Re: [PATCH v2 4/4] sched/rt: Split cpupri_vec->cpumask to per NUMA node to reduce contention
From: Peter Zijlstra
Date: Thu Apr 02 2026 - 06:56:15 EST
On Thu, Apr 02, 2026 at 10:11:11AM +0530, K Prateek Nayak wrote:
> It is still not super clear to me how the logic deals with more than
> 128CPUs in a DIE domain because that'll need more than the u64 but
> sbm_find_next_bit() simply does:
>
> tmp = leaf->bitmap & mask; /* All are u64 */
>
> expecting just the u64 bitmap to represent all the CPUs in the leaf.
>
> If we have, say 256 CPUs per DIE, we get shift(7) and arch_sbm_mask
> as 7f (127) which allows a leaf to more than 64 CPUs but we are
> using the "u64 bitmap" directly and not:
>
> find_next_bit(bitmap, arch_sbm_mask)
>
> Am I missing something here?
Nope.

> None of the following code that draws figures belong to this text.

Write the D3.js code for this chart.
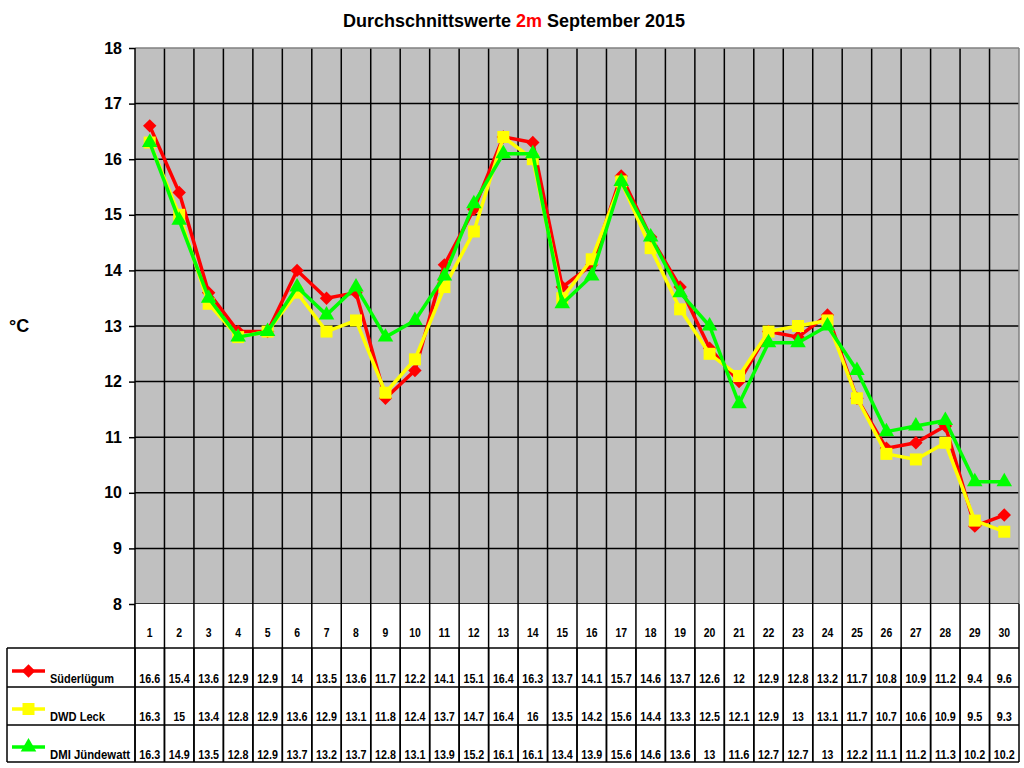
<!DOCTYPE html>
<html>
<head>
<meta charset="utf-8">
<script src="https://cdn.jsdelivr.net/npm/d3@7"></script>
<style>
  body { margin: 0; background: #fff; }
  svg { display: block; font-family: "Liberation Sans", Arial, sans-serif; }
</style>
</head>
<body>
<svg id="chart" width="1024" height="768"></svg>
<script>
// Daily mean temperatures at 2 m, September 2015
const days = d3.range(1, 31);
const seriesNames = ["Süderlügum", "DWD Leck", "DMI Jündewatt"];
const seriesColors = ["#ff0000", "#ffff00", "#00ff00"];
const seriesSymbols = ["diamond", "square", "triangle"];

const suederluegum = [16.6, 15.4, 13.6, 12.9, 12.9, 14, 13.5, 13.6, 11.7, 12.2, 14.1, 15.1, 16.4, 16.3, 13.7,
  14.1, 15.7, 14.6, 13.7, 12.6, 12, 12.9, 12.8, 13.2, 11.7, 10.8, 10.9, 11.2, 9.4, 9.6];
const dwdLeck = [16.3, 15, 13.4, 12.8, 12.9, 13.6, 12.9, 13.1, 11.8, 12.4, 13.7, 14.7, 16.4, 16, 13.5,
  14.2, 15.6, 14.4, 13.3, 12.5, 12.1, 12.9, 13, 13.1, 11.7, 10.7, 10.6, 10.9, 9.5, 9.3];
const dmiJuendewatt = [16.3, 14.9, 13.5, 12.8, 12.9, 13.7, 13.2, 13.7, 12.8, 13.1, 13.9, 15.2, 16.1, 16.1, 13.4,
  13.9, 15.6, 14.6, 13.6, 13, 11.6, 12.7, 12.7, 13, 12.2, 11.1, 11.2, 11.3, 10.2, 10.2];
const yTicks = d3.range(8, 19);

const allSeries = [suederluegum, dwdLeck, dmiJuendewatt];

const svg = d3.select("#chart");

const plotLeft = 135, plotRight = 1019, plotTop = 48, plotBottom = 604;
const tableLeft = 7;
const rowLines = [648, 687, 725, 762];
const tableFont = 12.5;

const x = d3.scaleBand().domain(days).range([plotLeft, plotRight]).padding(0);
const y = d3.scaleLinear().domain([8, 18]).range([plotBottom, plotTop]);
const cx = d => x(d) + x.bandwidth() / 2;

// title
const title = svg.append("text")
    .attr("x", 514).attr("y", 27)
    .attr("text-anchor", "middle")
    .attr("font-size", 18).attr("font-weight", "bold");
title.append("tspan").text("Durchschnittswerte ");
title.append("tspan").attr("fill", "#ff0000").text("2m");
title.append("tspan").text(" September 2015");

// plot background
svg.append("rect")
    .attr("x", plotLeft).attr("y", plotTop)
    .attr("width", plotRight - plotLeft).attr("height", plotBottom - plotTop)
    .attr("fill", "#c0c0c0");

// grid: horizontal
svg.append("g").selectAll("line")
    .data(yTicks.filter(t => t > 8 && t < 18))
    .join("line")
    .attr("x1", plotLeft).attr("x2", plotRight)
    .attr("y1", d => y(d)).attr("y2", d => y(d))
    .attr("stroke", "#000").attr("stroke-width", 1.5);

// grid: vertical (category boundaries), they continue through the table
svg.append("g").selectAll("line")
    .data(days.slice(1))
    .join("line")
    .attr("x1", d => x(d)).attr("x2", d => x(d))
    .attr("y1", plotTop).attr("y2", rowLines[3])
    .attr("stroke", "#000").attr("stroke-width", 1.5);

// plot border
svg.append("line").attr("x1", plotLeft).attr("x2", plotRight).attr("y1", plotTop).attr("y2", plotTop)
    .attr("stroke", "#808080").attr("stroke-width", 1.5);
svg.append("line").attr("x1", plotRight).attr("x2", plotRight).attr("y1", plotTop).attr("y2", plotBottom)
    .attr("stroke", "#808080").attr("stroke-width", 1.5);
svg.append("line").attr("x1", plotLeft).attr("x2", plotLeft).attr("y1", plotTop).attr("y2", rowLines[3])
    .attr("stroke", "#000").attr("stroke-width", 1.5);
svg.append("line").attr("x1", plotLeft).attr("x2", plotRight).attr("y1", plotBottom).attr("y2", plotBottom)
    .attr("stroke", "#000").attr("stroke-width", 1.5);

// y axis
const yAxis = svg.append("g")
    .attr("transform", `translate(${plotLeft},0)`)
    .call(d3.axisLeft(y).tickValues(yTicks).tickFormat(d3.format("d")).tickSize(6).tickPadding(7));
yAxis.select(".domain").remove();
yAxis.selectAll(".tick line").attr("stroke", "#000").attr("stroke-width", 1.5);
yAxis.selectAll(".tick text")
    .attr("font-size", 16).attr("font-weight", "bold")
    .attr("font-family", "Liberation Sans, Arial, sans-serif")
    .attr("fill", "#000");

svg.append("text").attr("x", 9).attr("y", 332)
    .attr("font-size", 18).attr("font-weight", "bold").text("°C");

// series lines and markers
const line = d3.line().x((d, i) => cx(days[i])).y(d => y(d));

// Excel-style diamond: as wide as it is tall
const squareDiamond = {
    draw(ctx, size) {
        const r = Math.sqrt(size / 2);
        ctx.moveTo(0, -r); ctx.lineTo(r, 0); ctx.lineTo(0, r); ctx.lineTo(-r, 0); ctx.closePath();
    }
};
const symbolTypes = { diamond: squareDiamond, square: d3.symbolSquare, triangle: d3.symbolTriangle };
const symbolSizes = { diamond: 90, square: 144, triangle: 105 };

allSeries.forEach((vals, s) => {
    const g = svg.append("g");
    g.append("path")
        .datum(vals)
        .attr("d", line)
        .attr("fill", "none")
        .attr("stroke", seriesColors[s])
        .attr("stroke-width", 3.5)
        .attr("stroke-linejoin", "round");
    g.selectAll("path.mk")
        .data(vals)
        .join("path")
        .attr("class", "mk")
        .attr("d", d3.symbol().type(symbolTypes[seriesSymbols[s]]).size(symbolSizes[seriesSymbols[s]]))
        .attr("transform", (d, i) => `translate(${cx(days[i])},${y(d)})`)
        .attr("fill", seriesColors[s]);
});

// data table
const table = svg.append("g");
table.append("rect").attr("x", plotLeft).attr("y", plotBottom)
    .attr("width", plotRight - plotLeft).attr("height", rowLines[0] - plotBottom).attr("fill", "#fff");
table.selectAll("line.row")
    .data(rowLines)
    .join("line")
    .attr("class", "row")
    .attr("x1", tableLeft).attr("x2", plotRight)
    .attr("y1", d => d).attr("y2", d => d)
    .attr("stroke", "#000").attr("stroke-width", 1.5);
table.append("line").attr("x1", tableLeft).attr("x2", tableLeft)
    .attr("y1", rowLines[0]).attr("y2", rowLines[3])
    .attr("stroke", "#000").attr("stroke-width", 1.5);
// redraw vertical lines over the table background
table.selectAll("line.col")
    .data(days.slice(1))
    .join("line")
    .attr("class", "col")
    .attr("x1", d => x(d)).attr("x2", d => x(d))
    .attr("y1", plotBottom).attr("y2", rowLines[3])
    .attr("stroke", "#000").attr("stroke-width", 1.5);
[plotLeft, plotRight].forEach(xx => {
    table.append("line").attr("x1", xx).attr("x2", xx)
        .attr("y1", plotBottom).attr("y2", rowLines[3])
        .attr("stroke", "#000").attr("stroke-width", 1.5);
});

// narrow text widths, as the Windows rendering of the original is condensed
const textWidth = str => {
    const n = str.replace(".", "").length;
    const dot = str.includes(".") ? 3.5 : 0;
    return n * 5.8 + dot;
};

table.selectAll("text.day")
    .data(days)
    .join("text")
    .attr("class", "day")
    .attr("x", d => cx(d)).attr("y", 637)
    .attr("text-anchor", "middle")
    .attr("font-size", tableFont).attr("font-weight", "bold")
    .attr("textLength", d => textWidth(String(d)))
    .attr("lengthAdjust", "spacingAndGlyphs")
    .text(d => d);

const rowBaselines = [683, 721, 759];
const legendWidths = [64, 55, 80];
allSeries.forEach((vals, s) => {
    table.selectAll(null)
        .data(vals)
        .join("text")
        .attr("x", (d, i) => cx(days[i])).attr("y", rowBaselines[s])
        .attr("text-anchor", "middle")
        .attr("font-size", tableFont).attr("font-weight", "bold")
        .attr("textLength", d => textWidth(String(d)))
        .attr("lengthAdjust", "spacingAndGlyphs")
        .text(d => d);

    // legend key
    const ky = rowBaselines[s] - 12;
    table.append("line").attr("x1", 12).attr("x2", 45).attr("y1", ky).attr("y2", ky)
        .attr("stroke", seriesColors[s]).attr("stroke-width", 3.5);
    table.append("path")
        .attr("d", d3.symbol().type(symbolTypes[seriesSymbols[s]]).size(symbolSizes[seriesSymbols[s]]))
        .attr("transform", `translate(28.5,${ky})`)
        .attr("fill", seriesColors[s]);
    table.append("text").attr("x", 50).attr("y", rowBaselines[s])
        .attr("font-size", tableFont).attr("font-weight", "bold")
        .attr("textLength", legendWidths[s])
        .attr("lengthAdjust", "spacingAndGlyphs")
        .text(seriesNames[s]);
});
</script>
</body>
</html>
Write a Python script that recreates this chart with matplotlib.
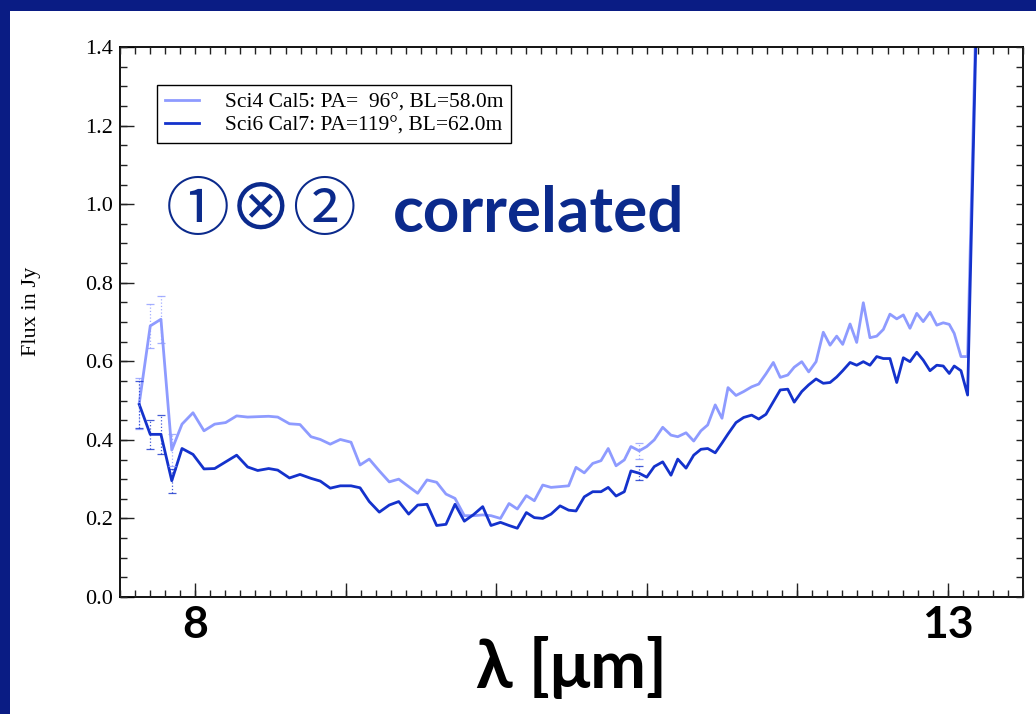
import matplotlib
matplotlib.use("Agg")
import matplotlib.pyplot as plt
import numpy as np
from matplotlib.patches import Rectangle

# spectral channels (micron) shared by both baselines
wavelength = [
    7.628, 7.701, 7.772, 7.844, 7.912, 7.985, 8.058, 8.129, 8.202, 8.275,
    8.348, 8.415, 8.488, 8.548, 8.626, 8.696, 8.769, 8.831, 8.897, 8.964,
    9.035, 9.095, 9.156, 9.223, 9.289, 9.352, 9.418, 9.478, 9.540, 9.604,
    9.666, 9.726, 9.788, 9.850, 9.910, 9.965, 10.028, 10.085, 10.140, 10.200,
    10.253, 10.309, 10.364, 10.424, 10.481, 10.530, 10.585, 10.641, 10.696, 10.744,
    10.796, 10.851, 10.895, 10.950, 11.000, 11.050, 11.106, 11.161, 11.206, 11.261,
    11.312, 11.360, 11.405, 11.455, 11.500, 11.540, 11.593, 11.644, 11.697, 11.744,
    11.792, 11.841, 11.887, 11.937, 11.980, 12.030, 12.076, 12.125, 12.173, 12.218,
    12.262, 12.302, 12.351, 12.395, 12.439, 12.483, 12.528, 12.572, 12.616, 12.661,
    12.705, 12.749, 12.794, 12.837, 12.882, 12.927, 12.970, 13.010, 13.043, 13.088,
    13.132, 13.201,
]

flux_sci4 = [
    0.493, 0.690, 0.707, 0.374, 0.440, 0.469, 0.423, 0.440, 0.444, 0.461,
    0.458, 0.459, 0.460, 0.458, 0.441, 0.439, 0.408, 0.401, 0.389, 0.401,
    0.394, 0.336, 0.351, 0.321, 0.293, 0.300, 0.281, 0.264, 0.298, 0.292,
    0.262, 0.251, 0.207, 0.207, 0.209, 0.207, 0.200, 0.238, 0.224, 0.258,
    0.245, 0.285, 0.279, 0.281, 0.283, 0.330, 0.316, 0.340, 0.347, 0.378,
    0.334, 0.349, 0.383, 0.372, 0.383, 0.400, 0.432, 0.412, 0.408, 0.418,
    0.397, 0.423, 0.438, 0.489, 0.455, 0.533, 0.513, 0.523, 0.535, 0.542,
    0.568, 0.597, 0.559, 0.565, 0.585, 0.599, 0.573, 0.599, 0.674, 0.641,
    0.664, 0.643, 0.695, 0.648, 0.749, 0.660, 0.664, 0.681, 0.720, 0.708,
    0.718, 0.684, 0.722, 0.701, 0.725, 0.692, 0.698, 0.694, 0.671, 0.612,
    0.612, 1.70,
]

flux_sci6 = [
    0.490, 0.414, 0.414, 0.296, 0.378, 0.363, 0.326, 0.327, 0.344, 0.361,
    0.331, 0.322, 0.327, 0.323, 0.303, 0.312, 0.302, 0.295, 0.277, 0.283,
    0.283, 0.278, 0.243, 0.216, 0.234, 0.243, 0.211, 0.234, 0.236, 0.182,
    0.185, 0.236, 0.193, 0.210, 0.230, 0.182, 0.190, 0.182, 0.175, 0.215,
    0.202, 0.200, 0.211, 0.232, 0.221, 0.219, 0.255, 0.268, 0.268, 0.279,
    0.257, 0.268, 0.321, 0.315, 0.305, 0.332, 0.344, 0.310, 0.351, 0.328,
    0.361, 0.376, 0.378, 0.367, 0.392, 0.415, 0.444, 0.457, 0.463, 0.453,
    0.465, 0.497, 0.527, 0.529, 0.496, 0.523, 0.540, 0.555, 0.544, 0.546,
    0.560, 0.576, 0.597, 0.590, 0.599, 0.590, 0.612, 0.607, 0.607, 0.546,
    0.609, 0.599, 0.623, 0.603, 0.576, 0.590, 0.588, 0.569, 0.588, 0.576,
    0.514, 1.65,
]

# channels carrying error bars and their half-widths
err_index = [0, 1, 2, 3, 53]
err_sci4 = [0.065, 0.055, 0.060, 0.040, 0.021]
err_sci6 = [0.060, 0.037, 0.050, 0.030, 0.018]

label_sci4 = "Sci4 Cal5: PA=  96°, BL=58.0m"
label_sci6 = "Sci6 Cal7: PA=119°, BL=62.0m"

x_major = [8, 9, 10, 11, 12, 13]
x_labels = ["8", "", "", "", "", "13"]
y_major = [0.0, 0.2, 0.4, 0.6, 0.8, 1.0, 1.2, 1.4]
y_labels = ["0.0", "0.2", "0.4", "0.6", "0.8", "1.0", "1.2", "1.4"]

light = "#8e9bff"
dark = "#1432cc"
navy = "#0b2a8c"
tick_col = "#222222"

fig = plt.figure(figsize=(10.36, 7.14), dpi=100, facecolor="#0a1c84")
fig.patches.append(Rectangle((10 / 1036, 0), 1, (714 - 11) / 714,
                             transform=fig.transFigure, facecolor="white",
                             edgecolor="none", zorder=-10))

ax = fig.add_axes([120 / 1036, 117 / 714, 903 / 1036, 550 / 714])

ax.plot(wavelength, flux_sci4, color=light, lw=2.0, label=label_sci4)
ax.plot(wavelength, flux_sci6, color=dark, lw=2.0, label=label_sci6)

for flux, err, col in [(flux_sci4, err_sci4, light), (flux_sci6, err_sci6, dark)]:
    xs = [wavelength[i] for i in err_index]
    ys = [flux[i] for i in err_index]
    eb = ax.errorbar(xs, ys, yerr=err, fmt="none", ecolor=col, elinewidth=0.9,
                     capsize=3, capthick=0.9, alpha=0.8)
    eb[2][0].set_linestyle(":")

ax.set_xlim(7.5, 13.5)
ax.set_ylim(0.0, 1.4)
ax.set_xticks(x_major)
ax.set_xticklabels(x_labels, fontsize=32, fontweight="bold", family="Lato")
ax.set_yticks(y_major)
ax.set_yticklabels(y_labels, fontsize=16, family="Liberation Serif")
ax.tick_params(which="major", direction="in", top=True, right=True,
               bottom=True, left=True, color=tick_col, length=10, width=1.0)
ax.tick_params(axis="x", which="major", pad=6)
ax.tick_params(axis="y", which="major", pad=5)
for sp in ax.spines.values():
    sp.set_linewidth(1.3)

# fine ticks (0.1 micron, 0.05 Jy) carried by twin axes on all four sides
ax_fx = ax.twiny()
ax_fx.set_xlim(ax.get_xlim())
ax_fx.set_xticks(np.arange(7.5, 13.51, 0.1))
ax_fx.tick_params(axis="x", direction="in", length=5, width=1.0, color=tick_col,
                  top=True, bottom=True, labeltop=False, labelbottom=False)
ax_fy = ax.twinx()
ax_fy.set_ylim(ax.get_ylim())
ax_fy.set_yticks(np.arange(0.0, 1.401, 0.05))
ax_fy.tick_params(axis="y", direction="in", length=5, width=1.0, color=tick_col,
                  left=True, right=True, labelleft=False, labelright=False)
for twin in (ax_fx, ax_fy):
    for sp in twin.spines.values():
        sp.set_visible(False)

ax.set_ylabel("Flux in Jy", fontsize=16, family="Liberation Serif")
ax.yaxis.set_label_coords(-0.088, 0.52)
ax.set_xlabel("λ [μm]", fontsize=48, fontweight="bold",
              family=["Lato", "DejaVu Sans"], labelpad=-6)

leg = ax.legend(loc="upper left", bbox_to_anchor=(0.041, 0.931), borderaxespad=0,
                fancybox=False, edgecolor="black", framealpha=1,
                prop={"family": "Liberation Serif", "size": 15.5},
                handlelength=1.6, borderpad=0.35, labelspacing=0.15, handletextpad=1.2)
leg.get_frame().set_linewidth(1.0)

fig.text(166 / 1036, (714 - 230) / 714, "①⊗②", fontsize=46, color=navy,
         family=["Noto Sans CJK JP", "DejaVu Sans"], va="baseline")
fig.text(393 / 1036, (714 - 231) / 714, "correlated", fontsize=46, color=navy,
         fontweight="bold", family="Lato", va="baseline")

fig.savefig("out.png", dpi=100, facecolor=fig.get_facecolor())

That logic just isn't there, that was left as an exercise to the
reader :-)
For AMD in particular it would be good to have one leaf per CCD, but
since CCD are not enumerated in your topology (they really should be), I
didn't do that.
Now, I seem to remember we had this discussion in the past some time,
and you had some hacks available.
Anyway, the whole premise was to have one leaf/cacheline per cache, such
that high frequency atomic ops set/clear bit, don't bounce the line
around.
I took the nohz bitmap, because it was relatively simple and is known to
suffer from contention under certain workloads.